→ **Given exercise**: Without the pictures, write out all the lines below exactly as they appear.

→ **Data provided**:

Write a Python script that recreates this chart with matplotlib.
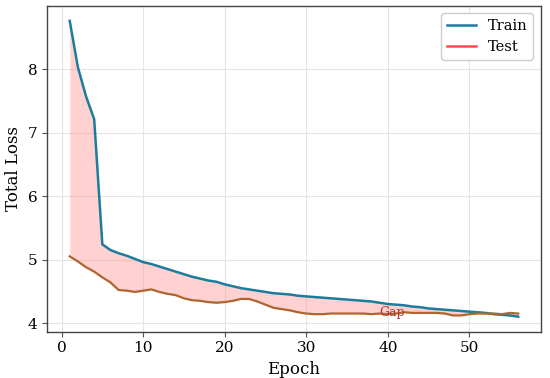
import matplotlib
matplotlib.use('Agg')
import matplotlib.pyplot as plt
from matplotlib.lines import Line2D
import numpy as np

epochs = list(range(1, 57))
train_loss = [8.76, 8.03, 7.57, 7.21, 5.24, 5.15, 5.10, 5.06, 5.01, 4.96,
              4.93, 4.89, 4.85, 4.81, 4.77, 4.73, 4.70, 4.67, 4.65, 4.61,
              4.58, 4.55, 4.53, 4.51, 4.49, 4.47, 4.46, 4.45, 4.43, 4.42,
              4.41, 4.40, 4.39, 4.38, 4.37, 4.36, 4.35, 4.34, 4.32, 4.30,
              4.29, 4.28, 4.26, 4.25, 4.23, 4.22, 4.21, 4.20, 4.19, 4.18,
              4.17, 4.16, 4.14, 4.13, 4.12, 4.10]
test_loss = [5.05, 4.97, 4.88, 4.81, 4.72, 4.64, 4.52, 4.51, 4.49, 4.51,
             4.53, 4.49, 4.46, 4.44, 4.39, 4.36, 4.35, 4.33, 4.32, 4.33,
             4.35, 4.38, 4.38, 4.34, 4.29, 4.24, 4.22, 4.20, 4.17, 4.15,
             4.14, 4.14, 4.15, 4.15, 4.15, 4.15, 4.15, 4.14, 4.15, 4.14,
             4.15, 4.17, 4.16, 4.16, 4.16, 4.16, 4.15, 4.12, 4.12, 4.14,
             4.15, 4.15, 4.15, 4.14, 4.16, 4.15]

plt.rcParams['font.family'] = ['DejaVu Serif']

fig = plt.figure(figsize=(5.5, 3.78), dpi=100)
ax = fig.add_axes([0.086, 0.123, 0.897, 0.861])

x = np.array(epochs)
tr = np.array(train_loss)
te = np.array(test_loss)

# shaded gap between the curves
ax.fill_between(x, tr, te, color='#ff9999', alpha=0.45, linewidth=0)
ax.plot(x, tr, color='#1b7d9c', linewidth=1.8)
ax.plot(x, te, color='#b0652e', linewidth=1.6)

ax.text(40.5, 4.17, 'Gap', color='#b03a2e', fontsize=9, ha='center', va='center')

ax.set_xlabel('Epoch', fontsize=12)
ax.set_ylabel('Total Loss', fontsize=12)
ax.tick_params(labelsize=11, color='#555555', length=3.5)
ax.grid(True, color='#e4e4e4', linewidth=0.8)
ax.set_axisbelow(True)
for s in ax.spines.values():
    s.set_color('#444444')
    s.set_linewidth(1.0)

handles = [Line2D([0], [0], color='#1b7d9c', lw=1.8),
           Line2D([0], [0], color='#ff4b4b', lw=1.8)]
ax.legend(handles, ['Train', 'Test'], loc='upper right', fontsize=10.5,
          edgecolor='#cccccc', framealpha=1)

fig.savefig('out.png', dpi=100)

→ **Answer to the task**:
Write a Python script that recreates this chart with matplotlib.
import matplotlib
matplotlib.use('Agg')
import matplotlib.pyplot as plt
from matplotlib.lines import Line2D
import numpy as np

epochs = list(range(1, 57))
train_loss = [8.76, 8.03, 7.57, 7.21, 5.24, 5.15, 5.10, 5.06, 5.01, 4.96,
              4.93, 4.89, 4.85, 4.81, 4.77, 4.73, 4.70, 4.67, 4.65, 4.61,
              4.58, 4.55, 4.53, 4.51, 4.49, 4.47, 4.46, 4.45, 4.43, 4.42,
              4.41, 4.40, 4.39, 4.38, 4.37, 4.36, 4.35, 4.34, 4.32, 4.30,
              4.29, 4.28, 4.26, 4.25, 4.23, 4.22, 4.21, 4.20, 4.19, 4.18,
              4.17, 4.16, 4.14, 4.13, 4.12, 4.10]
test_loss = [5.05, 4.97, 4.88, 4.81, 4.72, 4.64, 4.52, 4.51, 4.49, 4.51,
             4.53, 4.49, 4.46, 4.44, 4.39, 4.36, 4.35, 4.33, 4.32, 4.33,
             4.35, 4.38, 4.38, 4.34, 4.29, 4.24, 4.22, 4.20, 4.17, 4.15,
             4.14, 4.14, 4.15, 4.15, 4.15, 4.15, 4.15, 4.14, 4.15, 4.14,
             4.15, 4.17, 4.16, 4.16, 4.16, 4.16, 4.15, 4.12, 4.12, 4.14,
             4.15, 4.15, 4.15, 4.14, 4.16, 4.15]

plt.rcParams['font.family'] = ['DejaVu Serif']

fig = plt.figure(figsize=(5.5, 3.78), dpi=100)
ax = fig.add_axes([0.086, 0.123, 0.897, 0.861])

x = np.array(epochs)
tr = np.array(train_loss)
te = np.array(test_loss)

# shaded gap between the curves
ax.fill_between(x, tr, te, color='#ff9999', alpha=0.45, linewidth=0)
ax.plot(x, tr, color='#1b7d9c', linewidth=1.8)
ax.plot(x, te, color='#b0652e', linewidth=1.6)

ax.text(40.5, 4.17, 'Gap', color='#b03a2e', fontsize=9, ha='center', va='center')

ax.set_xlabel('Epoch', fontsize=12)
ax.set_ylabel('Total Loss', fontsize=12)
ax.tick_params(labelsize=11, color='#555555', length=3.5)
ax.grid(True, color='#e4e4e4', linewidth=0.8)
ax.set_axisbelow(True)
for s in ax.spines.values():
    s.set_color('#444444')
    s.set_linewidth(1.0)

handles = [Line2D([0], [0], color='#1b7d9c', lw=1.8),
           Line2D([0], [0], color='#ff4b4b', lw=1.8)]
ax.legend(handles, ['Train', 'Test'], loc='upper right', fontsize=10.5,
          edgecolor='#cccccc', framealpha=1)

fig.savefig('out.png', dpi=100)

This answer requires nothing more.